WHAT TO PRODUCE: Pictures stay out. Extract the lines below from the first one through the line with "const aYTicks = [0,1,2,3,4,5,6,7];", both included.

GIVEN INFORMATION:
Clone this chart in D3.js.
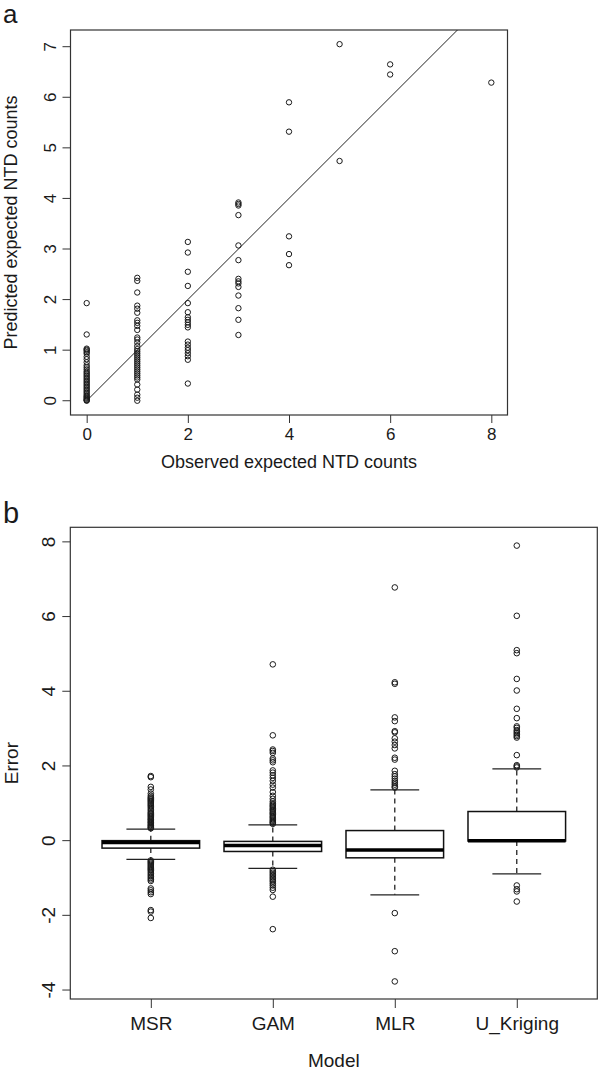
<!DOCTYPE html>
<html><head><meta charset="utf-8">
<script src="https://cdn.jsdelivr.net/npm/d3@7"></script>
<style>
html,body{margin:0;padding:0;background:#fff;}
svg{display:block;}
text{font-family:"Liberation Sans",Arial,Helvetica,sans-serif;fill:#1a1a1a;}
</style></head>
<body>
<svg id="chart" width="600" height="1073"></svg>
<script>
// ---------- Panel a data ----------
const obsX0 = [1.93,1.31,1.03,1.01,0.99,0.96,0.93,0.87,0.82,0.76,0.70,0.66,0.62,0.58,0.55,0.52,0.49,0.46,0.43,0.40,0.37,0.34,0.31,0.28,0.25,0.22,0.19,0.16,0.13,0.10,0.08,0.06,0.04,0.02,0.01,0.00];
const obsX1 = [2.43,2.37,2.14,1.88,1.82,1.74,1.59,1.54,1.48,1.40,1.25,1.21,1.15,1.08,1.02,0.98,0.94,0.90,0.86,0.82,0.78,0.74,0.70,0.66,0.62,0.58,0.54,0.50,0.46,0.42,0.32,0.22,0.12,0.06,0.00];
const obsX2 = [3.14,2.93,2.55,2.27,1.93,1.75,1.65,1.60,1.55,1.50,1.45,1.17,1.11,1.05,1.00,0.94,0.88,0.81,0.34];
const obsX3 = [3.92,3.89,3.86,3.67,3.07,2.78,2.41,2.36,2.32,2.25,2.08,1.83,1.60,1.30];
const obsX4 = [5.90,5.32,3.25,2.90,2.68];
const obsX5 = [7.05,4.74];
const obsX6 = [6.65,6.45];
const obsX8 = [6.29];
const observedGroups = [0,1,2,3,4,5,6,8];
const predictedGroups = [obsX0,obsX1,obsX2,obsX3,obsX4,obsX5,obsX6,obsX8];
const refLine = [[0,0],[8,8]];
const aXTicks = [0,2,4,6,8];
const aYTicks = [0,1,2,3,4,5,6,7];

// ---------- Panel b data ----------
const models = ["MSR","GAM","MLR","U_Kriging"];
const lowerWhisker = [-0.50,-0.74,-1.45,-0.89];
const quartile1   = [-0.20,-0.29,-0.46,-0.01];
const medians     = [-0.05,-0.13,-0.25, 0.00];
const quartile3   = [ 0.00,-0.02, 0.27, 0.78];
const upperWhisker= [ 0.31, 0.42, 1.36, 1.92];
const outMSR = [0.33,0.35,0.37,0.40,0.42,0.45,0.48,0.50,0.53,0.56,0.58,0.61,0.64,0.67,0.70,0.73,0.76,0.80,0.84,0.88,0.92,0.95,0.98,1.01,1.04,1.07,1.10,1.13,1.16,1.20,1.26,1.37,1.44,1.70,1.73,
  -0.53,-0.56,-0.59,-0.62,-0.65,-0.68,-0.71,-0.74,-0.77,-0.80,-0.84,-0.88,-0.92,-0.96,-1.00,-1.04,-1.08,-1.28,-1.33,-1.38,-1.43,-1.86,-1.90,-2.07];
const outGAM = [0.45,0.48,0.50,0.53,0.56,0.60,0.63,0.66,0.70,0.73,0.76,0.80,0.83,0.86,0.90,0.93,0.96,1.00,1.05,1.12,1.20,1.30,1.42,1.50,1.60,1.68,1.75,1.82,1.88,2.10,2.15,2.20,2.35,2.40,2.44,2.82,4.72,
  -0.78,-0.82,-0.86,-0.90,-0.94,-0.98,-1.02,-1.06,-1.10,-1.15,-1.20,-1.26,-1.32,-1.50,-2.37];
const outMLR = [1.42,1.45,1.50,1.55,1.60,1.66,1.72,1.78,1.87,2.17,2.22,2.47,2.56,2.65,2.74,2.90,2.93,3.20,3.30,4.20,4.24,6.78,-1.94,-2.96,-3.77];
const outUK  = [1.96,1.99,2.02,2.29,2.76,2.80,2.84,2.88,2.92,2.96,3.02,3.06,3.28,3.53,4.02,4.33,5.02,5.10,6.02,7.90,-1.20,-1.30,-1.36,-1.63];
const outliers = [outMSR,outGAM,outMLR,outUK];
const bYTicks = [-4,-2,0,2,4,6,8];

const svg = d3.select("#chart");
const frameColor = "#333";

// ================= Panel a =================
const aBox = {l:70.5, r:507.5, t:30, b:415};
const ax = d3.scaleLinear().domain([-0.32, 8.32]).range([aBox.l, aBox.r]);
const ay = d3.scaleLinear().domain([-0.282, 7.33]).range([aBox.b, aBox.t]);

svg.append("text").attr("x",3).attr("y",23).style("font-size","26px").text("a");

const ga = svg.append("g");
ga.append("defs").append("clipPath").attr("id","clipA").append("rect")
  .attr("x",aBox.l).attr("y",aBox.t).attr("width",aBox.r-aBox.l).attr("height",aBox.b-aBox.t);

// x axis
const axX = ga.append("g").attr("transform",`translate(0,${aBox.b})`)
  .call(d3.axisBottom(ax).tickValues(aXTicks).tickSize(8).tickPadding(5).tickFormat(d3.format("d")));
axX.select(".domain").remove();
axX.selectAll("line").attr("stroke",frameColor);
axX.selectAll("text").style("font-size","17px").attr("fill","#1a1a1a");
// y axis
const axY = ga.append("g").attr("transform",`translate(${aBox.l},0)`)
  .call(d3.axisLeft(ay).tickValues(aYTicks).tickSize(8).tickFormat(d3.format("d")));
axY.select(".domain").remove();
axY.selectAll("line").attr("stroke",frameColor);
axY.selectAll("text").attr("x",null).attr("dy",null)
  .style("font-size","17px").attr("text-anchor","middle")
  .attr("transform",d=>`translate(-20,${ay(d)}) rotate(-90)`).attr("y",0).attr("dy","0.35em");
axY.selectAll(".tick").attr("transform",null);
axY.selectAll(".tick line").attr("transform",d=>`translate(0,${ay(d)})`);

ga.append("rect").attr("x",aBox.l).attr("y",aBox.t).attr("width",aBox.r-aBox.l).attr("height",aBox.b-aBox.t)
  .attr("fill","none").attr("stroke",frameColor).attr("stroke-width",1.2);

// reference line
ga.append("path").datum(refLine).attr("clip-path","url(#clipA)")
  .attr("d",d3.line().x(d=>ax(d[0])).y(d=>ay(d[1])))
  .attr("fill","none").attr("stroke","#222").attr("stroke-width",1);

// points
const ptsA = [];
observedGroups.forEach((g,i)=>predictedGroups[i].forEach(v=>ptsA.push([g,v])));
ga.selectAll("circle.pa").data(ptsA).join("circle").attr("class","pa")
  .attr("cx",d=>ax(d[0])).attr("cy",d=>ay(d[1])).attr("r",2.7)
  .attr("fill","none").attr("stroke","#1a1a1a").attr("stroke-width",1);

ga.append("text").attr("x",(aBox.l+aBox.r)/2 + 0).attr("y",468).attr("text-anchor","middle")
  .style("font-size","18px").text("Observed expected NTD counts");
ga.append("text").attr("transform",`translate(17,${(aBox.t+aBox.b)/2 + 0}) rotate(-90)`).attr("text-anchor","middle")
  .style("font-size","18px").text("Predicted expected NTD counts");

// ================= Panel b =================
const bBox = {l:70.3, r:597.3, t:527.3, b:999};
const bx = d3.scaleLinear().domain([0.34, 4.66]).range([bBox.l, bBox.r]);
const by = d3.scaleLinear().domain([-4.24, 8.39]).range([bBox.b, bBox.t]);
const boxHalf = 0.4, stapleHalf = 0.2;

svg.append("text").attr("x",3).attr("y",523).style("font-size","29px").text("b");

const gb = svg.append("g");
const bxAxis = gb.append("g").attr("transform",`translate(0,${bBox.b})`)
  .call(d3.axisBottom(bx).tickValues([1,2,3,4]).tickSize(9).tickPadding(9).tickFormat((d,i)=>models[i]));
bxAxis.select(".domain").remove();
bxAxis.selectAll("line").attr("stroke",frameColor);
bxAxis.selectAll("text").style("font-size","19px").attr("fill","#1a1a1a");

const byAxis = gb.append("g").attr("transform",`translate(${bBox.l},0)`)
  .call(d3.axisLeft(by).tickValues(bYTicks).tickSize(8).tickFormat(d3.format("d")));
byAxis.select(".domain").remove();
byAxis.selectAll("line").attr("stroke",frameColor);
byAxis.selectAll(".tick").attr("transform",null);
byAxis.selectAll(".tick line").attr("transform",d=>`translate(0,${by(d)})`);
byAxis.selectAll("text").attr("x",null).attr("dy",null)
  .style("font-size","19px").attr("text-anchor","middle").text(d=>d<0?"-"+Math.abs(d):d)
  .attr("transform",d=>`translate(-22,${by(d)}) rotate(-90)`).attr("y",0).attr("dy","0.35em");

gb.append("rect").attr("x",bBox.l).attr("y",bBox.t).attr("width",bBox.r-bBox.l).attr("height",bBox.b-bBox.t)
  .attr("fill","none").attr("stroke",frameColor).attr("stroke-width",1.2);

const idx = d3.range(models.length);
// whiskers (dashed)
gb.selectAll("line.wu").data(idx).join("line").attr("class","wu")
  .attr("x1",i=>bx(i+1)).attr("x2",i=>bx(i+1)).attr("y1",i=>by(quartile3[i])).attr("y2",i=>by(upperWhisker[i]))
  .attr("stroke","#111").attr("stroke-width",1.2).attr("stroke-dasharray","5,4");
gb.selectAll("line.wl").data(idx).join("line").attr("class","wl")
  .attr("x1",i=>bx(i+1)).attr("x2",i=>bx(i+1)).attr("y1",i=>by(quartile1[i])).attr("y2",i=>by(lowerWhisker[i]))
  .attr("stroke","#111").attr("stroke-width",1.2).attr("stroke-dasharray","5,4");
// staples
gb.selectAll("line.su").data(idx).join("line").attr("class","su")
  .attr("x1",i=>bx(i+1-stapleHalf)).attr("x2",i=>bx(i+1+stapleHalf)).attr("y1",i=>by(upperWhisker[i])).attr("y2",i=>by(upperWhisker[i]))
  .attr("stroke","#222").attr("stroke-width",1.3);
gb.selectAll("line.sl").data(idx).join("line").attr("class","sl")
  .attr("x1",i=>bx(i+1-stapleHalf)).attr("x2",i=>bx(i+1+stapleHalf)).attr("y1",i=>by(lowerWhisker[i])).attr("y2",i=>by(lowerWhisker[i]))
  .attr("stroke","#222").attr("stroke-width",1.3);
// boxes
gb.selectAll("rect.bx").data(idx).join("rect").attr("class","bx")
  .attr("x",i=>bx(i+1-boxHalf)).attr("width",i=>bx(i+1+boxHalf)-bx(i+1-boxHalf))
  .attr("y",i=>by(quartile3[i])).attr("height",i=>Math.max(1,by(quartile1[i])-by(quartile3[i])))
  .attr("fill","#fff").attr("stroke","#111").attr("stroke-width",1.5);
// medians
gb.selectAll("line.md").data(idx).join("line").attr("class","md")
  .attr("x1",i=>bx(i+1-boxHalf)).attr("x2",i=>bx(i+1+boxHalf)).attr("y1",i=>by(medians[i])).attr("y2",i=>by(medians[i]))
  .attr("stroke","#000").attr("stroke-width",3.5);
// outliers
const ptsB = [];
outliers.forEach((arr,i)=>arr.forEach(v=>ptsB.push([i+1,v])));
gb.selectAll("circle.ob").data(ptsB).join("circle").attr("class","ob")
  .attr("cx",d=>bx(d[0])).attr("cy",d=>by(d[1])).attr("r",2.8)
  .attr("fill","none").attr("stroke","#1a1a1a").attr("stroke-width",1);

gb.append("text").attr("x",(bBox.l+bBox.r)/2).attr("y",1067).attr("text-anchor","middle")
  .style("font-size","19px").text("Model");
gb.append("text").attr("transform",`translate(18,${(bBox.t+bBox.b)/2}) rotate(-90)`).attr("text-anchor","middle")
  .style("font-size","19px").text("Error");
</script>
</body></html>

PROBLEM SOLUTION:
Clone this chart in D3.js.
<!DOCTYPE html>
<html><head><meta charset="utf-8">
<script src="https://cdn.jsdelivr.net/npm/d3@7"></script>
<style>
html,body{margin:0;padding:0;background:#fff;}
svg{display:block;}
text{font-family:"Liberation Sans",Arial,Helvetica,sans-serif;fill:#1a1a1a;}
</style></head>
<body>
<svg id="chart" width="600" height="1073"></svg>
<script>
// ---------- Panel a data ----------
const obsX0 = [1.93,1.31,1.03,1.01,0.99,0.96,0.93,0.87,0.82,0.76,0.70,0.66,0.62,0.58,0.55,0.52,0.49,0.46,0.43,0.40,0.37,0.34,0.31,0.28,0.25,0.22,0.19,0.16,0.13,0.10,0.08,0.06,0.04,0.02,0.01,0.00];
const obsX1 = [2.43,2.37,2.14,1.88,1.82,1.74,1.59,1.54,1.48,1.40,1.25,1.21,1.15,1.08,1.02,0.98,0.94,0.90,0.86,0.82,0.78,0.74,0.70,0.66,0.62,0.58,0.54,0.50,0.46,0.42,0.32,0.22,0.12,0.06,0.00];
const obsX2 = [3.14,2.93,2.55,2.27,1.93,1.75,1.65,1.60,1.55,1.50,1.45,1.17,1.11,1.05,1.00,0.94,0.88,0.81,0.34];
const obsX3 = [3.92,3.89,3.86,3.67,3.07,2.78,2.41,2.36,2.32,2.25,2.08,1.83,1.60,1.30];
const obsX4 = [5.90,5.32,3.25,2.90,2.68];
const obsX5 = [7.05,4.74];
const obsX6 = [6.65,6.45];
const obsX8 = [6.29];
const observedGroups = [0,1,2,3,4,5,6,8];
const predictedGroups = [obsX0,obsX1,obsX2,obsX3,obsX4,obsX5,obsX6,obsX8];
const refLine = [[0,0],[8,8]];
const aXTicks = [0,2,4,6,8];
const aYTicks = [0,1,2,3,4,5,6,7];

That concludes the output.